Marketing teams leading the way in AI-driven strategies focus on these key metrics:

  • AI Contribution to Revenue: How much of the revenue can be directly attributed to AI-powered marketing activities?

  • Cost Reduction and Efficiency Gains: How significantly has AI reduced operational costs or improved speed and productivity?

  • Customer Lifetime Value (CLTV): Has AI improved customer retention and increased overall lifetime value?

  • Churn Prediction and Prevention: How accurately can AI predict and reduce customer churn, leading to measurable financial outcomes?

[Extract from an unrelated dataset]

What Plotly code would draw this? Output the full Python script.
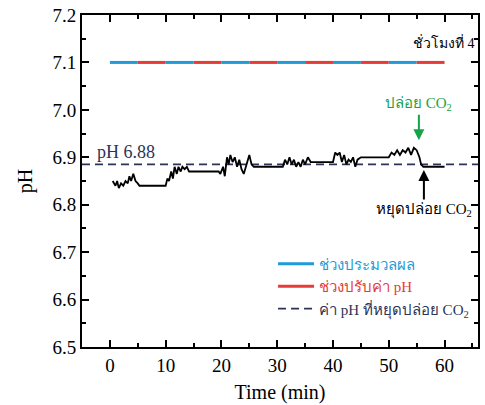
import plotly.graph_objects as go

# ---- data ----
phase_edges = [0, 5, 10, 15, 20, 25, 30, 35, 40, 45, 50, 55, 60]
phase_level = 7.1
stop_ph = 6.885

time_min = [0.5, 1.0, 1.3, 1.6, 2.0, 2.4, 2.8, 3.2, 3.5, 3.8, 4.2, 4.6, 5.0, 5.3,
            10.0, 10.3, 10.6, 11.0, 11.3, 11.6, 12.0, 12.3, 12.7, 13.0, 13.4, 13.8, 14.2,
            19.5, 19.8, 20.3, 20.6, 21.0, 21.3, 21.6, 22.0, 22.4, 22.8, 23.2, 23.6, 24.0,
            24.5, 25.0, 25.4, 25.8, 31.0, 31.4, 31.8, 32.2, 32.6, 33.0, 33.4, 33.8, 34.2,
            34.6, 35.0, 35.5, 36.0, 40.0, 40.4, 40.8, 41.2, 41.6, 42.0, 42.4, 42.8, 43.2,
            43.6, 44.0, 44.4, 45.0, 50.0, 50.5, 51.0, 51.5, 52.0, 52.5, 53.0, 53.5, 54.0,
            54.5, 55.0, 55.5, 55.8, 56.2, 60.0]
ph_values = [6.85, 6.84, 6.85, 6.835, 6.845, 6.84, 6.85, 6.845, 6.86, 6.85, 6.865, 6.85, 6.845, 6.84,
             6.84, 6.855, 6.85, 6.87, 6.855, 6.88, 6.865, 6.88, 6.87, 6.88, 6.875, 6.88, 6.87,
             6.87, 6.865, 6.88, 6.86, 6.90, 6.885, 6.905, 6.89, 6.90, 6.88, 6.895, 6.875, 6.865,
             6.885, 6.905, 6.885, 6.88, 6.88, 6.895, 6.885, 6.90, 6.885, 6.895, 6.88, 6.89, 6.88,
             6.895, 6.885, 6.90, 6.89, 6.89, 6.91, 6.905, 6.91, 6.89, 6.905, 6.885, 6.895, 6.89,
             6.90, 6.88, 6.895, 6.90, 6.90, 6.91, 6.905, 6.915, 6.905, 6.915, 6.91, 6.92, 6.905,
             6.92, 6.915, 6.90, 6.885, 6.88, 6.88]

x_ticks = [0, 10, 20, 30, 40, 50, 60]
y_ticks = [6.5, 6.6, 6.7, 6.8, 6.9, 7.0, 7.1, 7.2]

BLUE = "#1f9bd7"
RED = "#e63b36"
NAVY = "#2c3358"
GREEN = "#17a34a"
SERIF = "Liberation Serif, Times New Roman, serif"

# build alternating segments
bx, by, rx, ry = [], [], [], []
for i in range(len(phase_edges) - 1):
    seg_x = [phase_edges[i], phase_edges[i + 1], None]
    seg_y = [phase_level, phase_level, None]
    if i % 2 == 0:
        bx += seg_x; by += seg_y
    else:
        rx += seg_x; ry += seg_y

fig = go.Figure()
fig.add_trace(go.Scatter(x=bx, y=by, mode="lines", line=dict(color=BLUE, width=3),
                         name=f"<span style='color:{BLUE}'>ช่วงประมวลผล</span>"))
fig.add_trace(go.Scatter(x=rx, y=ry, mode="lines", line=dict(color=RED, width=3),
                         name=f"<span style='color:{RED}'>ช่วงปรับค่า pH</span>"))
fig.add_trace(go.Scatter(x=[-5, 66], y=[stop_ph, stop_ph], mode="lines",
                         line=dict(color=NAVY, width=1.6, dash="8px,5px"),
                         name="ค่า pH ที่หยุดปล่อย CO<sub>2</sub>"))
fig.add_trace(go.Scatter(x=time_min, y=ph_values, mode="lines",
                         line=dict(color="black", width=1.8), showlegend=False))

fig.add_annotation(x=-2.7, y=6.911, text="pH 6.88", showarrow=False, xanchor="left",
                   font=dict(family=SERIF, size=18, color=NAVY))
fig.add_annotation(x=65.9, y=7.143, text="ชั่วโมงที่ 4", showarrow=False, xanchor="right",
                   font=dict(family=SERIF, size=14, color="black"))
fig.add_annotation(x=55.4, y=6.936, text="ปล่อย CO<sub>2</sub>", showarrow=True,
                   ax=0, ay=-36, arrowhead=2, arrowsize=1.1, arrowwidth=2, arrowcolor=GREEN,
                   font=dict(family=SERIF, size=15, color=GREEN))
fig.add_annotation(x=56.3, y=6.873, text="หยุดปล่อย CO<sub>2</sub>", showarrow=True,
                   ax=0, ay=40, arrowhead=2, arrowsize=1.1, arrowwidth=2, arrowcolor="black",
                   font=dict(family=SERIF, size=15, color="black"))

axis_common = dict(showline=True, linecolor="black", linewidth=2, mirror="allticks",
                   ticks="inside", ticklen=7, tickwidth=1.5, tickcolor="black",
                   showgrid=False, zeroline=False,
                   tickfont=dict(family=SERIF, size=19, color="black"))

fig.update_xaxes(range=[-5, 66], tickvals=x_ticks,
                 minor=dict(dtick=5, tick0=0, ticks="inside", ticklen=4, tickcolor="black"),
                 title=dict(text="Time (min)", font=dict(family=SERIF, size=20, color="black"),
                            standoff=10),
                 **axis_common)
fig.update_yaxes(range=[6.5, 7.2], tickvals=y_ticks, tickformat=".1f",
                 minor=dict(dtick=0.05, tick0=6.5, ticks="inside", ticklen=4, tickcolor="black"),
                 title=dict(text="pH", font=dict(family=SERIF, size=20, color="black"),
                            standoff=14),
                 **axis_common)

fig.update_layout(
    width=485, height=405,
    margin=dict(l=82, r=5, t=15, b=58),
    paper_bgcolor="white", plot_bgcolor="white",
    showlegend=True,
    legend=dict(x=0.99, y=0.30, xanchor="right", yanchor="top",
                bgcolor="rgba(0,0,0,0)", borderwidth=0,
                font=dict(family=SERIF, size=15, color=NAVY),
                tracegroupgap=0, itemwidth=36),
)

fig.write_html("out.html")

How to Calculate AI Investment ROI


The calculation for AI ROI typically looks like this:

AI ROI (%) = [(Revenue from AI activities - Cost of AI investment) / Cost of AI investment] × 100

Revenue should factor in both direct sales uplift attributed to AI and indirect financial gains (such as improved productivity, cost savings, or increased CLTV).


When to Measure AI ROI


Leading marketing teams track ROI at multiple stages:

  • Initial Pilot Phase: Measure ROI quickly to validate the potential and feasibility of the AI solution.

  • Scaling Phase: Regularly monitor returns as you expand usage to ensure consistent benefits.

  • Long-Term Integration: Continuously measure performance annually to understand long-term value and optimize strategies.


Tools and Platforms Marketing Teams Rely On


Top marketing teams utilize integrated AI analytics tools, including:

  • AI-driven Analytics Platforms (such as Adobe Sensei or Salesforce Einstein): Provide automated insights into campaign effectiveness.

  • Predictive Analytics Tools (such as DataRobot or H2O.ai): Predict outcomes, optimize strategies, and quantify future ROI.

  • Unified Data Platforms: Tools that integrate all customer data and AI metrics into one unified dashboard for clear, actionable insights.


What Challenges Marketing Teams Face


Common challenges in measuring AI ROI include:

  • Attribution Complexity: Precisely attributing revenue or efficiency gains directly to AI is often challenging.

  • Data Integration Issues: Consolidating data from multiple AI-driven platforms to produce a unified view is complicated but crucial.

  • Changing Algorithms and Models: Constantly evolving AI models require adaptive measurement strategies.


How to Improve Your AI ROI Measurement


To better measure and optimize AI ROI, marketing teams should:

  • Set Clear KPIs and Benchmarks: Establish transparent, agreed-upon metrics for AI success.

  • Maintain Consistent Data Practices: Use standardized methodologies to measure performance and financial outcomes.

  • Conduct Regular Reviews: Periodically evaluate AI performance, adjusting investments and strategies accordingly.


Looking Ahead: The Future of AI ROI


By continuously refining measurement methods and embracing new analytics technologies, leading marketing teams will remain ahead in effectively quantifying AI-driven success.

In short, accurately measuring AI ROI has evolved into an essential capability for marketing leaders. By embracing structured measurement approaches and leveraging advanced analytics, teams can ensure their AI investments consistently yield significant returns.